Early intervention must be at the core of the Government’s SEND strategy, but it will not be successful if it is left only to special educational needs co-ordinators and teaching assistants, and this Bill seeks to address that. For most schools, a dedicated SENCO on the school’s senior leadership team is a nice to have, rather than a must have. Parents—certainly those I have met in my constituency—are often left wondering who they can turn to as they fight to get the support that their child deserves. One parent in my constituency told me about the exhausting decade they have had fighting for an EHCP for their son, who has autism. After five years of school becoming too difficult a challenge for her son once he started secondary school, in 2020 her little boy was referred by the NHS to neurology. It took until 2024 for a doctor to confirm that he also had epilepsy, which was causing brain seizures resulting in short absences. The point here, which the little boy’s mother made to me, is that her child was clearly struggling at school for years, finding it difficult to focus. That was apparent before the 10-year fight to secure an EHCP for her son, which she only managed to do towards the end of his time at secondary school. This little boy was in mainstream school for 10 years, being taught by teachers with inadequate SEND training. His mother feels that teachers equipped with better skills and training on SEND would have identified her child’s needs sooner, and could have helped him earlier.

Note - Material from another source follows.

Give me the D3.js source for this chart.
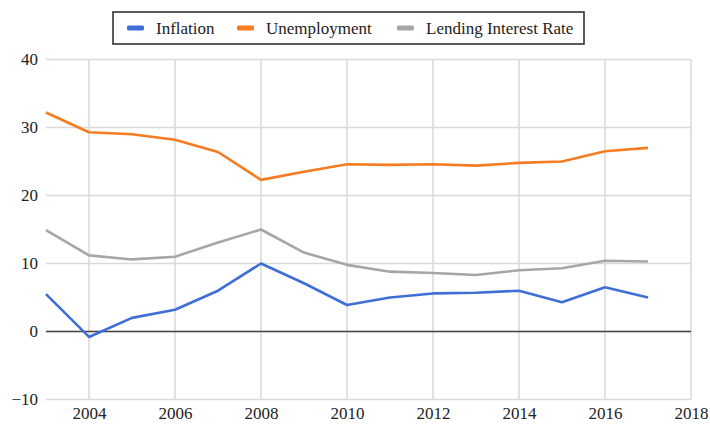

SEND support for children is a complicated picture that requires input from different agencies, and parents must always be at the heart of any discussion or decision about SEND support for their child. That is especially true for the many children who will, and do, fall short of the statutory duty to secure an EHCP. With the lack of specialist support or training for teaching staff in mainstream schools, those children are too often left unsupported. Of course, for some children, access to specialist SEND schools is the most appropriate fit; however, the majority of SEND children are in mainstream schools. We must therefore recognise that our schools should fundamentally shift to being better equipped to support children with SEND, with teachers who are better trained, because SEND children deserve the opportunity to succeed in our mainstream schools.

Being a good teacher, or good at any of the professions that look after and teach our children, takes a special kind of person. The responsibility these people hold is greater than their responsibility to any individual child; they are helping raise and educate the next generation in our communities, and shaping our society—a society in which I want everyone to thrive and to which I want everyone to contribute, including those with SEND. This Bill supports teachers to do their job properly. They deserve adequate training, enabling them to deliver the early help that children with SEND need. I ask hon. Members from across the House for their support for this Bill, so that we can begin to fix the broken SEND system in this country.

Question put and agreed to.

Ordered,

That Nesil Caliskan, Anna Dixon, Chris Ward, Chris Kane, Mr Clive Betts, Danny Beales, Daniel Francis, Dawn Butler, Jen Craft, Lloyd Hatton and Sarah Hall present the Bill.

Nesil Caliskan accordingly presented the Bill.

Bill read the First time; to be read a Second time on Friday 12 September, and to be printed (Bill 281).